The lines from the top of the material below through the line containing "0.14, 0.1, 0.11];" are to be printed exactly, with pictures omitted.

....................

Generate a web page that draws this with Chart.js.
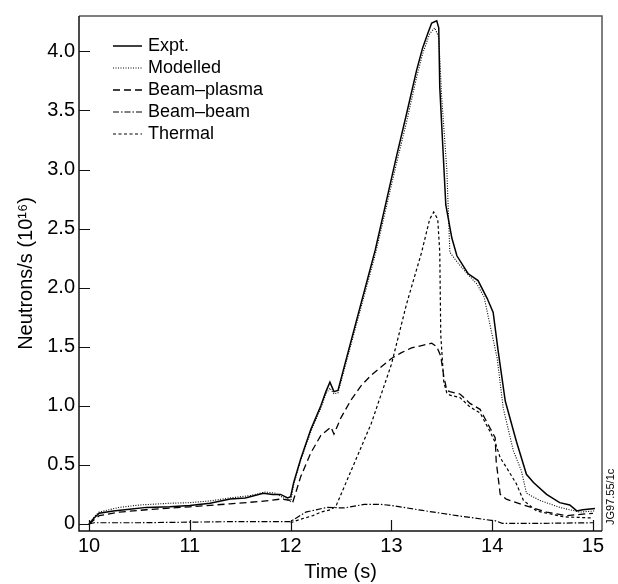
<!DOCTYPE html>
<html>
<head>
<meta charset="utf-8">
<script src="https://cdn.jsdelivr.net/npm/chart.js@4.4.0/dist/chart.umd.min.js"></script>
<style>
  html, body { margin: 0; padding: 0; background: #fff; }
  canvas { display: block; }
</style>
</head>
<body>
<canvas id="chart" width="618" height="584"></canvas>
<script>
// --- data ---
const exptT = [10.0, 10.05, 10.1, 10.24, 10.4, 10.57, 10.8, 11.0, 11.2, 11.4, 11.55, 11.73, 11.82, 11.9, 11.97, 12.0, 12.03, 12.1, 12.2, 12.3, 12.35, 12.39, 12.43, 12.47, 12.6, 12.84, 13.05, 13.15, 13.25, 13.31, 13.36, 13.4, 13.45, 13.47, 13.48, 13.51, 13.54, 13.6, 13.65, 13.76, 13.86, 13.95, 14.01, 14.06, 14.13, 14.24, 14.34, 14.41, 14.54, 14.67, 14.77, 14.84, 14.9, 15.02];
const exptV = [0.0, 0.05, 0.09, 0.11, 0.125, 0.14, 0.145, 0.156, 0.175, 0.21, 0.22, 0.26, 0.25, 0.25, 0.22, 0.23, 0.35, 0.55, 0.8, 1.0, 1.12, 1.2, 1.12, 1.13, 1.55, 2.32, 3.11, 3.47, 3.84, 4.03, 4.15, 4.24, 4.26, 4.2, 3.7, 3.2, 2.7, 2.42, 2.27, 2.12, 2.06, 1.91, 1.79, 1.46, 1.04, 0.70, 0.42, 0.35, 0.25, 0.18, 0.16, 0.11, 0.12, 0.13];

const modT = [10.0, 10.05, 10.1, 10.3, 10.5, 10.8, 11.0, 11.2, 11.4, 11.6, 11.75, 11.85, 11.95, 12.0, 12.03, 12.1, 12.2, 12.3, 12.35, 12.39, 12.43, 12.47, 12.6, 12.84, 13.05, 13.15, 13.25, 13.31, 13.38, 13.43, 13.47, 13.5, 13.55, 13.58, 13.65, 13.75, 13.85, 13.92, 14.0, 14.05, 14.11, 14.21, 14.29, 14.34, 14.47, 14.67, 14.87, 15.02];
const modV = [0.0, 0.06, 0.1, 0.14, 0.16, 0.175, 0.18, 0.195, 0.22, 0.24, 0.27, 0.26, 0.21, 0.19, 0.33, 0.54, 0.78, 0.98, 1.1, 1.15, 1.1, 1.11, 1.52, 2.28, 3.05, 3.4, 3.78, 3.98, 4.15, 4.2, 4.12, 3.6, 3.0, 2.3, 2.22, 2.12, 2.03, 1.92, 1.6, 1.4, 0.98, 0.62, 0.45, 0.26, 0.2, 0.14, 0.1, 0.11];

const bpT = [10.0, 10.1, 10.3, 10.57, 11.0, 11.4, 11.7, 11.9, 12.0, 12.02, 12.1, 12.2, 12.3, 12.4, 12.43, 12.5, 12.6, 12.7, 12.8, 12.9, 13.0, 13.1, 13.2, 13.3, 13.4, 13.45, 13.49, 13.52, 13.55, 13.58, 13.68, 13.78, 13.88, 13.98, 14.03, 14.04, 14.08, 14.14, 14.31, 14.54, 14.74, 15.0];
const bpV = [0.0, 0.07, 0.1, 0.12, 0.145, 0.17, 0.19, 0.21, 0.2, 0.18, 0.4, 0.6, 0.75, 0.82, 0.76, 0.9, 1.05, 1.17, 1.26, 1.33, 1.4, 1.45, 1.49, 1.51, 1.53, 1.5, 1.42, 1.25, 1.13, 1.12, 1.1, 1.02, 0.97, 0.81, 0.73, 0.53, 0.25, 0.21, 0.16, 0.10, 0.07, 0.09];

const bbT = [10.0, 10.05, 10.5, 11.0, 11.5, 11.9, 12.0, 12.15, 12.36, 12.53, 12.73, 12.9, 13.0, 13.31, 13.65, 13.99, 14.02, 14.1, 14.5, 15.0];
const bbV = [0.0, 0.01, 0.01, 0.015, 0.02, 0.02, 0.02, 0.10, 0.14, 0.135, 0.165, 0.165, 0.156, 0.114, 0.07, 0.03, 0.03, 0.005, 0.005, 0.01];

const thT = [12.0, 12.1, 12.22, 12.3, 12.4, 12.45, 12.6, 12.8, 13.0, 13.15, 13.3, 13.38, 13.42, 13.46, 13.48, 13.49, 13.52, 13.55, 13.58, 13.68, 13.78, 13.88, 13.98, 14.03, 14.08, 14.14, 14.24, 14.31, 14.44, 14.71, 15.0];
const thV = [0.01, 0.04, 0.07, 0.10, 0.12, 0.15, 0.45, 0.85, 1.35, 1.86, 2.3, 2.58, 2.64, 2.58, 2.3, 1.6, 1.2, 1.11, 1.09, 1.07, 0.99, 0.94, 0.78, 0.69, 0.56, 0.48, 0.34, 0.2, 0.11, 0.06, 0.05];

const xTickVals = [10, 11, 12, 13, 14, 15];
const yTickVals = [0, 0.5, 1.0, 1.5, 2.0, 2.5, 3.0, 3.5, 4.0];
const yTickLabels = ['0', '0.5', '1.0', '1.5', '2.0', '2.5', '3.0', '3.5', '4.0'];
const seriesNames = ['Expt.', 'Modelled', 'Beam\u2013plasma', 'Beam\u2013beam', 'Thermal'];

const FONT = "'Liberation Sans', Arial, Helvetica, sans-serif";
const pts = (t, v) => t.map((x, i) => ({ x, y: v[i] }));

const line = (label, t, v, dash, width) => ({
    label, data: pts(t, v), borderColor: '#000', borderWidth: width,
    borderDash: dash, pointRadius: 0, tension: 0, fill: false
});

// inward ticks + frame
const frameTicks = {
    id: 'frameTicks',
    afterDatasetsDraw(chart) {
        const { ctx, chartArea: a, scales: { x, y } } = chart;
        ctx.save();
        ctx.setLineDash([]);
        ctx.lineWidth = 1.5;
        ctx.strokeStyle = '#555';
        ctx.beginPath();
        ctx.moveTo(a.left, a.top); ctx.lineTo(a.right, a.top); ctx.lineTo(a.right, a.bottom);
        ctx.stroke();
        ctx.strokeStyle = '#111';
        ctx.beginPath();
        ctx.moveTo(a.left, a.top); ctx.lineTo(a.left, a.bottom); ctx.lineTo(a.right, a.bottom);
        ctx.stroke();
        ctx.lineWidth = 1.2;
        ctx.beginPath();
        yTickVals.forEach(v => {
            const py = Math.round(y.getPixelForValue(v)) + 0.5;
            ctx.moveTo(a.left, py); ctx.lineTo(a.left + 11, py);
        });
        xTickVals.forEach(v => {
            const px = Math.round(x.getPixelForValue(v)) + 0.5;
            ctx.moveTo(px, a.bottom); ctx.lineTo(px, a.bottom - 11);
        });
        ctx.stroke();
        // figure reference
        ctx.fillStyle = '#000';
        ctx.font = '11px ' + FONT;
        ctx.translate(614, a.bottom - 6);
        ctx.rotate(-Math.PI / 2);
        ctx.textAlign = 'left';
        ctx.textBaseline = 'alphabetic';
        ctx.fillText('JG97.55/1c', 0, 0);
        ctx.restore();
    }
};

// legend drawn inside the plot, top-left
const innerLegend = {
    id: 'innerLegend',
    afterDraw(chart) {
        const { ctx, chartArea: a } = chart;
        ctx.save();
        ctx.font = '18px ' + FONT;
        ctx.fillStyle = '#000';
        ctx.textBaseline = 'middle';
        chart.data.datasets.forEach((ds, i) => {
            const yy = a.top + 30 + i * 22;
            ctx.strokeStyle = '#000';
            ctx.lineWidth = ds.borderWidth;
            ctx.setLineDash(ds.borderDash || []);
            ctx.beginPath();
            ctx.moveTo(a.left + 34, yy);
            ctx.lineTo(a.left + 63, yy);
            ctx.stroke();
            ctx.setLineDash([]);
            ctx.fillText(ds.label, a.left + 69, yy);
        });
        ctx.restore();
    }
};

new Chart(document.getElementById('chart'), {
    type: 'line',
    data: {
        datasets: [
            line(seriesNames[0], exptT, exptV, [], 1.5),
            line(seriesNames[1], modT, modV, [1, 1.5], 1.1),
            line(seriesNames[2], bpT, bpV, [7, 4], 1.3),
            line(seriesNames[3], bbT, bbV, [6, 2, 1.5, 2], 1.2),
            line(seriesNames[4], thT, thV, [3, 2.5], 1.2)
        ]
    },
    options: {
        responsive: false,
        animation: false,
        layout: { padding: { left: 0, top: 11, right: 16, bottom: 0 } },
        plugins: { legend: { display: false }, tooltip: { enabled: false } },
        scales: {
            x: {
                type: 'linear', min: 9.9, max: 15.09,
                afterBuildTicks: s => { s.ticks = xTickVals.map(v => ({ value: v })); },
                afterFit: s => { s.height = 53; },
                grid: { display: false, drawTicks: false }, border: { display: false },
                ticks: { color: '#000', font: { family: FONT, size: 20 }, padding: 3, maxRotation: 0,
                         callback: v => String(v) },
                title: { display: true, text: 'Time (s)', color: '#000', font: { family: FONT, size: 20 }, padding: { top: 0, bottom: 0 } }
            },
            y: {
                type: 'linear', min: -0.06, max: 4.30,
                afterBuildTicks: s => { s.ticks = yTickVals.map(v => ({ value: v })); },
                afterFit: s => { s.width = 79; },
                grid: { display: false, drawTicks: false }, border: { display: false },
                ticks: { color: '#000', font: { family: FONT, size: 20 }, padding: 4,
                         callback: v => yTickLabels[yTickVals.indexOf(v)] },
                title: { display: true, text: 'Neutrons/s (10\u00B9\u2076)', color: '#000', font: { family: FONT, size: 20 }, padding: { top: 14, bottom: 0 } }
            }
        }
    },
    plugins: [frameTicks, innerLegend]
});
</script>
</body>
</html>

....................

TASK ANSWER ->
Generate a web page that draws this with Chart.js.
<!DOCTYPE html>
<html>
<head>
<meta charset="utf-8">
<script src="https://cdn.jsdelivr.net/npm/chart.js@4.4.0/dist/chart.umd.min.js"></script>
<style>
  html, body { margin: 0; padding: 0; background: #fff; }
  canvas { display: block; }
</style>
</head>
<body>
<canvas id="chart" width="618" height="584"></canvas>
<script>
// --- data ---
const exptT = [10.0, 10.05, 10.1, 10.24, 10.4, 10.57, 10.8, 11.0, 11.2, 11.4, 11.55, 11.73, 11.82, 11.9, 11.97, 12.0, 12.03, 12.1, 12.2, 12.3, 12.35, 12.39, 12.43, 12.47, 12.6, 12.84, 13.05, 13.15, 13.25, 13.31, 13.36, 13.4, 13.45, 13.47, 13.48, 13.51, 13.54, 13.6, 13.65, 13.76, 13.86, 13.95, 14.01, 14.06, 14.13, 14.24, 14.34, 14.41, 14.54, 14.67, 14.77, 14.84, 14.9, 15.02];
const exptV = [0.0, 0.05, 0.09, 0.11, 0.125, 0.14, 0.145, 0.156, 0.175, 0.21, 0.22, 0.26, 0.25, 0.25, 0.22, 0.23, 0.35, 0.55, 0.8, 1.0, 1.12, 1.2, 1.12, 1.13, 1.55, 2.32, 3.11, 3.47, 3.84, 4.03, 4.15, 4.24, 4.26, 4.2, 3.7, 3.2, 2.7, 2.42, 2.27, 2.12, 2.06, 1.91, 1.79, 1.46, 1.04, 0.70, 0.42, 0.35, 0.25, 0.18, 0.16, 0.11, 0.12, 0.13];

const modT = [10.0, 10.05, 10.1, 10.3, 10.5, 10.8, 11.0, 11.2, 11.4, 11.6, 11.75, 11.85, 11.95, 12.0, 12.03, 12.1, 12.2, 12.3, 12.35, 12.39, 12.43, 12.47, 12.6, 12.84, 13.05, 13.15, 13.25, 13.31, 13.38, 13.43, 13.47, 13.5, 13.55, 13.58, 13.65, 13.75, 13.85, 13.92, 14.0, 14.05, 14.11, 14.21, 14.29, 14.34, 14.47, 14.67, 14.87, 15.02];
const modV = [0.0, 0.06, 0.1, 0.14, 0.16, 0.175, 0.18, 0.195, 0.22, 0.24, 0.27, 0.26, 0.21, 0.19, 0.33, 0.54, 0.78, 0.98, 1.1, 1.15, 1.1, 1.11, 1.52, 2.28, 3.05, 3.4, 3.78, 3.98, 4.15, 4.2, 4.12, 3.6, 3.0, 2.3, 2.22, 2.12, 2.03, 1.92, 1.6, 1.4, 0.98, 0.62, 0.45, 0.26, 0.2, 0.14, 0.1, 0.11];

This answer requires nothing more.